Murphy’s energy propels what might otherwise simply be a contrived, rather silly plot that has too many holes. For example, why would a powerful art dealer risk everything to deal drugs? Why would he hire hit men who are such lousy shots? Why, when he’s barely been provoked, would he take violent action that is bound to attract police attention? Furthermore, we never get a real sense of the strong bond between Murphy and his friend who is murdered, and they and Eilbacher seem very unlikely as previous school buddies.
Eddie Murphy, 'Beverly Hills Cop' (1984)
But none of this really matters very much. This is comedy, wild, free-spirited and farcical, designed to lace an edge-of-the-seat action picture with deadpan one-liners, wild physical humor and an innate sense of fun.
Some may take offense at the constant use of Murphy’s favorite R-rated word, and there is a tasteless scene in a strip joint (that includes some nudity). And I felt the violence was far too bloody and frequent for what is essentially a light comedy. And still others may be put off by the script’s suggesting we should lie whenever we want to get around rules that seem ridiculous or to protect ourselves.
Still, “Beverly Hills Cop” is less violent and hard-edged than Murphy’s first film, “48HRS.” And no one can make up a tale like Murphy. There’s no message here to worry about; it’s all in the spirit of fun.

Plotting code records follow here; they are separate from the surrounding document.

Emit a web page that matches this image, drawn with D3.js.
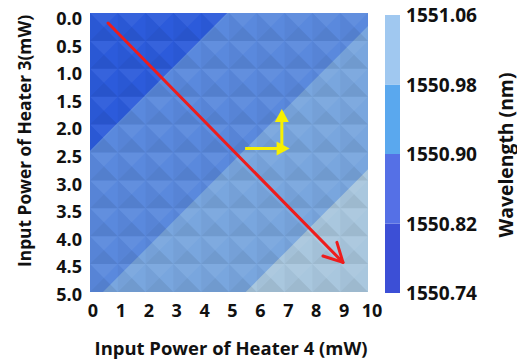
<!DOCTYPE html>
<html>
<head>
<meta charset="utf-8">
<script src="https://cdn.jsdelivr.net/npm/d3@7"></script>
<style>
  body { margin: 0; background: #fff; }
  text { font-family: "Open Sans", "DejaVu Sans", sans-serif; font-weight: 700; fill: #111; }
</style>
</head>
<body>
<div id="chart"></div>
<script>
// heater 4 power (columns) and heater 3 power (rows), mW
const heater4 = [0, 1, 2, 3, 4, 5, 6, 7, 8, 9, 10];
const heater3 = [0.0, 0.5, 1.0, 1.5, 2.0, 2.5, 3.0, 3.5, 4.0, 4.5, 5.0];
const xTicks = [0, 1, 2, 3, 4, 5, 6, 7, 8, 9, 10];
const yTicks = ['0.0', '0.5', '1.0', '1.5', '2.0', '2.5', '3.0', '3.5', '4.0', '4.5', '5.0'];

// wavelength (nm), one row per heater 3 step
const wavelength = [
  [1550.745, 1550.760, 1550.776, 1550.791, 1550.806, 1550.821, 1550.836, 1550.850, 1550.864, 1550.879, 1550.893],
  [1550.760, 1550.776, 1550.791, 1550.806, 1550.821, 1550.836, 1550.850, 1550.864, 1550.879, 1550.893, 1550.908],
  [1550.776, 1550.791, 1550.806, 1550.821, 1550.836, 1550.850, 1550.864, 1550.879, 1550.893, 1550.908, 1550.924],
  [1550.791, 1550.806, 1550.821, 1550.836, 1550.850, 1550.864, 1550.879, 1550.893, 1550.908, 1550.924, 1550.939],
  [1550.806, 1550.821, 1550.836, 1550.850, 1550.864, 1550.879, 1550.893, 1550.908, 1550.924, 1550.939, 1550.955],
  [1550.821, 1550.836, 1550.850, 1550.864, 1550.879, 1550.893, 1550.908, 1550.924, 1550.939, 1550.955, 1550.971],
  [1550.836, 1550.850, 1550.864, 1550.879, 1550.893, 1550.908, 1550.924, 1550.939, 1550.955, 1550.971, 1550.986],
  [1550.850, 1550.864, 1550.879, 1550.893, 1550.908, 1550.924, 1550.939, 1550.955, 1550.971, 1550.986, 1551.002],
  [1550.864, 1550.879, 1550.893, 1550.908, 1550.924, 1550.939, 1550.955, 1550.971, 1550.986, 1551.002, 1551.017],
  [1550.879, 1550.893, 1550.908, 1550.924, 1550.939, 1550.955, 1550.971, 1550.986, 1551.002, 1551.017, 1551.033],
  [1550.893, 1550.908, 1550.924, 1550.939, 1550.955, 1550.971, 1550.986, 1551.002, 1551.017, 1551.033, 1551.049]
];

// colour levels
const levels = [1550.74, 1550.82, 1550.90, 1550.98, 1551.06];
const levelLabels = ['1550.74', '1550.82', '1550.90', '1550.98', '1551.06'];
const mapColors = ['#2c5bdb', '#5a89dd', '#79a6de', '#a9c7de'];
const barColors = ['#3c4fd6', '#5570e6', '#5aa8ee', '#a0c8f0'];

// annotation arrows, in data units [heater4, heater3]
const redArrow = [[0.65, 0.18], [9.1, 4.47]];
const yellowOrigin = [5.58, 2.43];
const yellowRight = [7.18, 2.43];
const yellowUp = [6.9, 1.72];

const W = 517, H = 361;
const plot = { left: 90, right: 368, top: 13, bottom: 292 };

const svg = d3.select('#chart').append('svg')
  .attr('width', W)
  .attr('height', H);

const x = d3.scaleLinear().domain([0, 10]).range([plot.left, plot.right]);
const y = d3.scaleLinear().domain([0, 5]).range([plot.top, plot.bottom]);
// tick labels sit a little off the map edges in the original
const xLab = d3.scaleLinear().domain([0, 10]).range([93, 372]);
const yLab = d3.scaleLinear().domain([0, 5]).range([18, 294]);

// scale a text's font so it spans the given width
function fit(sel, width) {
  const w = sel.node().getComputedTextLength();
  sel.style('font-size', (16 * width / w).toFixed(2) + 'px');
  return sel;
}

svg.append('clipPath').attr('id', 'clip')
  .append('rect')
  .attr('x', plot.left).attr('y', plot.top)
  .attr('width', plot.right - plot.left).attr('height', plot.bottom - plot.top);

const map = svg.append('g').attr('clip-path', 'url(#clip)');

// base band
map.append('rect')
  .attr('x', plot.left).attr('y', plot.top)
  .attr('width', plot.right - plot.left).attr('height', plot.bottom - plot.top)
  .attr('fill', mapColors[0]);

// filled contours
const nx = heater4.length, ny = heater3.length;
const flat = wavelength.flat();
const contours = d3.contours().size([nx, ny]).thresholds(levels.slice(1, 4))(flat);

const dx = heater4[1] - heater4[0], dy = heater3[1] - heater3[0];
const gridProj = d3.geoTransform({
  point: function(px, py) {
    this.stream.point(x(heater4[0] + (px - 0.5) * dx), y(heater3[0] + (py - 0.5) * dy));
  }
});
const path = d3.geoPath(gridProj);

map.selectAll('path.band')
  .data(contours)
  .enter()
  .append('path')
  .attr('class', 'band')
  .attr('d', path)
  .attr('fill', (d, i) => mapColors[i + 1]);

// faceted look of the triangulated surface
const shades = [
  { side: 'top', fill: '#ffffff', op: 0.05 },
  { side: 'right', fill: '#ffffff', op: 0.0 },
  { side: 'bottom', fill: '#000000', op: 0.07 },
  { side: 'left', fill: '#000000', op: 0.03 }
];
const facets = [];
for (let j = 0; j < ny - 1; j++) {
  for (let i = 0; i < nx - 1; i++) {
    const x0 = x(heater4[i]), x1 = x(heater4[i + 1]);
    const y0 = y(heater3[j]), y1 = y(heater3[j + 1]);
    const cx = (x0 + x1) / 2, cy = (y0 + y1) / 2;
    const pts = {
      top: [[x0, y0], [x1, y0], [cx, cy]],
      right: [[x1, y0], [x1, y1], [cx, cy]],
      bottom: [[x1, y1], [x0, y1], [cx, cy]],
      left: [[x0, y1], [x0, y0], [cx, cy]]
    };
    shades.forEach(s => facets.push({ pts: pts[s.side], fill: s.fill, op: s.op }));
  }
}
map.selectAll('path.facet')
  .data(facets)
  .enter()
  .append('path')
  .attr('class', 'facet')
  .attr('d', d => 'M' + d.pts.join('L') + 'Z')
  .attr('fill', d => d.fill)
  .attr('fill-opacity', d => d.op);

// axis labels
svg.append('g').selectAll('text')
  .data(yTicks)
  .enter()
  .append('text')
  .attr('x', 82)
  .attr('y', (d, i) => yLab(heater3[i]))
  .attr('text-anchor', 'end')
  .attr('dominant-baseline', 'central')
  .style('font-size', '18px')
  .text(d => d);

svg.append('g').selectAll('text')
  .data(xTicks)
  .enter()
  .append('text')
  .attr('x', d => xLab(d))
  .attr('y', 310)
  .attr('text-anchor', 'middle')
  .attr('dominant-baseline', 'central')
  .style('font-size', '18px')
  .text(d => d);

fit(svg.append('text')
  .attr('x', 231)
  .attr('y', 347)
  .attr('text-anchor', 'middle')
  .attr('dominant-baseline', 'central')
  .style('font-size', '16px')
  .text('Input Power of Heater 4 (mW)'), 273);

fit(svg.append('text')
  .attr('transform', 'translate(24,141) rotate(-90)')
  .attr('text-anchor', 'middle')
  .attr('dominant-baseline', 'central')
  .style('font-size', '16px')
  .text('Input Power of Heater 3(mW)'), 252);

// colour bar
const c = d3.scaleLinear().domain([levels[0], levels[4]]).range([293, 15]);
const bar = svg.append('g');
bar.selectAll('rect')
  .data(d3.range(4))
  .enter()
  .append('rect')
  .attr('x', 385)
  .attr('width', 15)
  .attr('y', i => c(levels[i + 1]))
  .attr('height', i => c(levels[i]) - c(levels[i + 1]))
  .attr('fill', i => barColors[i]);

bar.selectAll('text')
  .data(levelLabels)
  .enter()
  .append('text')
  .attr('x', 406)
  .attr('y', (d, i) => c(levels[i]))
  .attr('dominant-baseline', 'central')
  .style('font-size', '16px')
  .text(d => d)
  .each(function() { fit(d3.select(this), 71); });

fit(svg.append('text')
  .attr('transform', 'translate(505,155) rotate(-90)')
  .attr('text-anchor', 'middle')
  .attr('dominant-baseline', 'central')
  .style('font-size', '16px')
  .text('Wavelength (nm)'), 165);

// red arrow with open head
const ax0 = x(redArrow[0][0]), ay0 = y(redArrow[0][1]);
const ax1 = x(redArrow[1][0]), ay1 = y(redArrow[1][1]);
const ang = Math.atan2(ay1 - ay0, ax1 - ax0);
const barb = 21, spread = Math.PI / 6.5;
const arrows = svg.append('g').attr('fill', 'none').attr('stroke-linecap', 'round');
arrows.append('line')
  .attr('x1', ax0).attr('y1', ay0).attr('x2', ax1).attr('y2', ay1)
  .attr('stroke', '#ee1c1c').attr('stroke-width', 3);
arrows.append('path')
  .attr('d', 'M' + [ax1 - barb * Math.cos(ang - spread), ay1 - barb * Math.sin(ang - spread)] +
    'L' + [ax1, ay1] +
    'L' + [ax1 - barb * Math.cos(ang + spread), ay1 - barb * Math.sin(ang + spread)])
  .attr('stroke', '#ee1c1c').attr('stroke-width', 3).attr('stroke-linejoin', 'round');

// yellow arrows
const yel = '#f7f000';
const ox = x(yellowOrigin[0]), oy = y(yellowOrigin[1]);
const rx = x(yellowRight[0]), ux = x(yellowUp[0]), uy = y(yellowUp[1]);
svg.append('line')
  .attr('x1', ox).attr('y1', oy).attr('x2', rx - 10).attr('y2', oy)
  .attr('stroke', yel).attr('stroke-width', 3);
svg.append('path')
  .attr('d', `M${rx},${oy}L${rx - 13},${oy - 7}L${rx - 13},${oy + 7}Z`)
  .attr('fill', yel);
svg.append('line')
  .attr('x1', ux).attr('y1', oy).attr('x2', ux).attr('y2', uy + 10)
  .attr('stroke', yel).attr('stroke-width', 3);
svg.append('path')
  .attr('d', `M${ux},${uy}L${ux - 7},${uy + 13}L${ux + 7},${uy + 13}Z`)
  .attr('fill', yel);
</script>
</body>
</html>
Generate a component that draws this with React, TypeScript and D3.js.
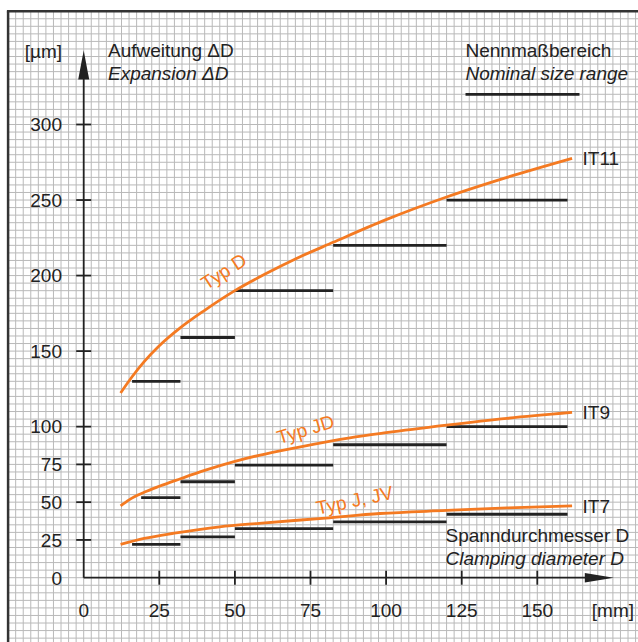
import React from 'react';
import * as d3 from 'd3';

const W = 638;
const H = 642;

const xTicks = [0, 25, 50, 75, 100, 125, 150];
const yTicks = [0, 25, 50, 75, 100, 150, 200, 250, 300];

// nominal size ranges [mm]
const rangeStarts = [16, 32, 50, 82.5, 120];
const rangeEnds = [32, 50, 82.5, 120, 160];
const it9Starts = [19, 32, 50, 82.5, 120];

// tolerance values [µm]
const it11 = [130, 159, 190, 220, 250];
const it9 = [53, 63.5, 74.5, 88, 100];
const it7 = [22, 27, 32.5, 37, 42];

// expansion curves
const typDx = [12.2, 16, 20, 25, 32, 40, 50, 60, 70, 82.5, 100, 120, 140, 161.5];
const typDy = [122.3, 133, 143, 153.5, 165.5, 177, 190, 201, 211, 222, 237, 252, 265, 277.6];
const typJDx = [12.2, 15, 20, 25, 32, 40, 50, 58, 70, 88, 100, 120, 140, 161.5];
const typJDy = [47.5, 51.5, 56.5, 60.5, 65.5, 71, 77, 81, 86, 92.6, 96, 101, 105.5, 109.4];
const typJx = [12.2, 20, 30, 45, 58, 80, 98, 120, 140, 161.5];
const typJy = [22, 26, 29.5, 33.7, 36, 39.5, 42.5, 44.5, 46.2, 47.6];

const ORANGE = '#f47a22';
const INK = '#222';
const FONT = '"Liberation Sans", Arial, Helvetica, sans-serif';

export default function App() {
  const x = d3.scaleLinear().domain([0, 150]).range([83.7, 537.3]);
  const y = d3.scaleLinear().domain([0, 300]).range([577.7, 124.5]);

  const frameX = x(-25);
  const frameY = y(375);

  const gridX = d3.range(-25, 186, 2.5);
  const gridY = d3.range(-45, 376, 5);

  const line = d3
    .line<[number, number]>()
    .x((d) => x(d[0]))
    .y((d) => y(d[1]))
    .curve(d3.curveMonotoneX);

  const zip = (a: number[], b: number[]) => a.map((v, i) => [v, b[i]] as [number, number]);

  const curves = [
    { pts: zip(typDx, typDy) },
    { pts: zip(typJDx, typJDy) },
    { pts: zip(typJx, typJy) },
  ];

  const segSets = [
    { starts: rangeStarts, vals: it11 },
    { starts: it9Starts, vals: it9 },
    { starts: rangeStarts, vals: it7 },
  ];

  const x0 = x(0);
  const y0 = y(0);
  const yTip = y(349);
  const xTip = x(175.3);
  const arrowLen = 29;
  const arrowHalf = 5.5;

  const ts = 19;

  return (
    <svg
      width={W}
      height={H}
      style={{ position: 'absolute', left: 0, top: 0, display: 'block', background: '#fff' }}
      fontFamily={FONT}
    >
      {/* grid */}
      <g stroke="#b9b9b9" strokeWidth={1}>
        {gridX.map((g) => (
          <line key={'gx' + g} x1={x(g)} x2={x(g)} y1={frameY} y2={H} />
        ))}
        {gridY.map((g) => (
          <line key={'gy' + g} x1={frameX} x2={W} y1={y(g)} y2={y(g)} />
        ))}
      </g>
      {/* frame */}
      <line x1={frameX - 1.2} x2={W} y1={frameY} y2={frameY} stroke="#333" strokeWidth={2.5} />
      <line x1={frameX} x2={frameX} y1={frameY} y2={H} stroke="#333" strokeWidth={2.5} />

      {/* axes */}
      <line x1={x0} x2={x0} y1={y0} y2={yTip + arrowLen - 2} stroke={INK} strokeWidth={1.8} />
      <path
        d={`M${x0},${yTip} L${x0 + arrowHalf},${yTip + arrowLen} L${x0 - arrowHalf},${yTip + arrowLen} Z`}
        fill={INK}
      />
      <line x1={x0} x2={xTip - arrowLen + 2} y1={y0} y2={y0} stroke={INK} strokeWidth={1.8} />
      <path
        d={`M${xTip},${y0} L${xTip - arrowLen},${y0 - arrowHalf + 0.8} L${xTip - arrowLen},${y0 + arrowHalf - 0.8} Z`}
        fill={INK}
      />

      {/* ticks */}
      {yTicks.map((t) => (
        <g key={'yt' + t}>
          {t !== 0 && (
            <line x1={x0 - 7.5} x2={x0 + 7.5} y1={y(t)} y2={y(t)} stroke={INK} strokeWidth={1.8} />
          )}
          <text x={62} y={y(t)} dy="0.36em" textAnchor="end" fontSize={ts} fill={INK}>
            {t}
          </text>
        </g>
      ))}
      {xTicks.map((t) => (
        <g key={'xt' + t}>
          {t !== 0 && (
            <line x1={x(t)} x2={x(t)} y1={y0 - 7} y2={y0 + 7} stroke={INK} strokeWidth={1.8} />
          )}
          <text x={x(t)} y={616.5} textAnchor="middle" fontSize={ts} fill={INK}>
            {t}
          </text>
        </g>
      ))}
      <text x={x(175)} y={616.5} textAnchor="middle" fontSize={ts} fill={INK}>
        [mm]
      </text>
      <text x={62} y={58} textAnchor="end" fontSize={ts} fill={INK}>
        [µm]
      </text>

      {/* axis titles */}
      <text x={108} y={57} fontSize={ts} fill={INK}>
        Aufweitung ΔD
      </text>
      <text x={108} y={80} fontSize={ts} fill={INK} fontStyle="italic">
        Expansion ΔD
      </text>
      <text x={445.5} y={541.5} fontSize={ts} fill={INK}>
        Spanndurchmesser D
      </text>
      <text x={445.5} y={565} fontSize={ts} fill={INK} fontStyle="italic">
        Clamping diameter D
      </text>

      {/* legend */}
      <text x={465.5} y={57} fontSize={ts} fill={INK}>
        Nennmaßbereich
      </text>
      <text x={465.5} y={80} fontSize={ts} fill={INK} fontStyle="italic">
        Nominal size range
      </text>
      <line x1={465.5} x2={579.5} y1={94.3} y2={94.3} stroke={INK} strokeWidth={2.8} />

      {/* nominal range segments */}
      {segSets.map((s, si) =>
        s.vals.map((v, i) => (
          <line
            key={'seg' + si + '-' + i}
            x1={x(s.starts[i])}
            x2={x(rangeEnds[i])}
            y1={y(v)}
            y2={y(v)}
            stroke={INK}
            strokeWidth={2.8}
          />
        ))
      )}

      {/* curves */}
      {curves.map((c, i) => (
        <path key={'c' + i} d={line(c.pts) || ''} fill="none" stroke={ORANGE} strokeWidth={2.8} />
      ))}

      {/* curve labels */}
      <text
        transform={`translate(${x(47.5)},${y(199)}) rotate(-33)`}
        textAnchor="middle"
        fontSize={ts}
        fill={ORANGE}
      >
        Typ D
      </text>
      <text
        transform={`translate(${x(74)},${y(94)}) rotate(-17)`}
        textAnchor="middle"
        fontSize={ts}
        fill={ORANGE}
      >
        Typ JD
      </text>
      <text
        transform={`translate(${x(90)},${y(47)}) rotate(-12)`}
        textAnchor="middle"
        fontSize={ts}
        fill={ORANGE}
      >
        Typ J, JV
      </text>

      {/* IT labels */}
      <text x={582.5} y={y(277.6)} dy="0.36em" fontSize={ts} fill={INK}>
        IT11
      </text>
      <text x={582.5} y={y(109.5)} dy="0.36em" fontSize={ts} fill={INK}>
        IT9
      </text>
      <text x={582.5} y={y(47.5)} dy="0.36em" fontSize={ts} fill={INK}>
        IT7
      </text>
    </svg>
  );
}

Murphy is helped a great deal by his co-stars, especially Reinhold, who gets more than his share of laughs (the only time Reinhold and Ashton falter is during an ill-conceived Laurel & Hardy bit in the middle of a shootout).
Martin Brest (“Going in Style”) has directed “Beverly Hills Cop” with a fine sense of humor and a sharp eye for suspenseful action, though he is a bit less successful at blending the two. And the script (by first-time screenwriter Daniel Petrie Jr.) is very good.
But Murphy is the main reason to see this, and if he can keep up the laugh ratio in the future, his name will always be enough to part with $5.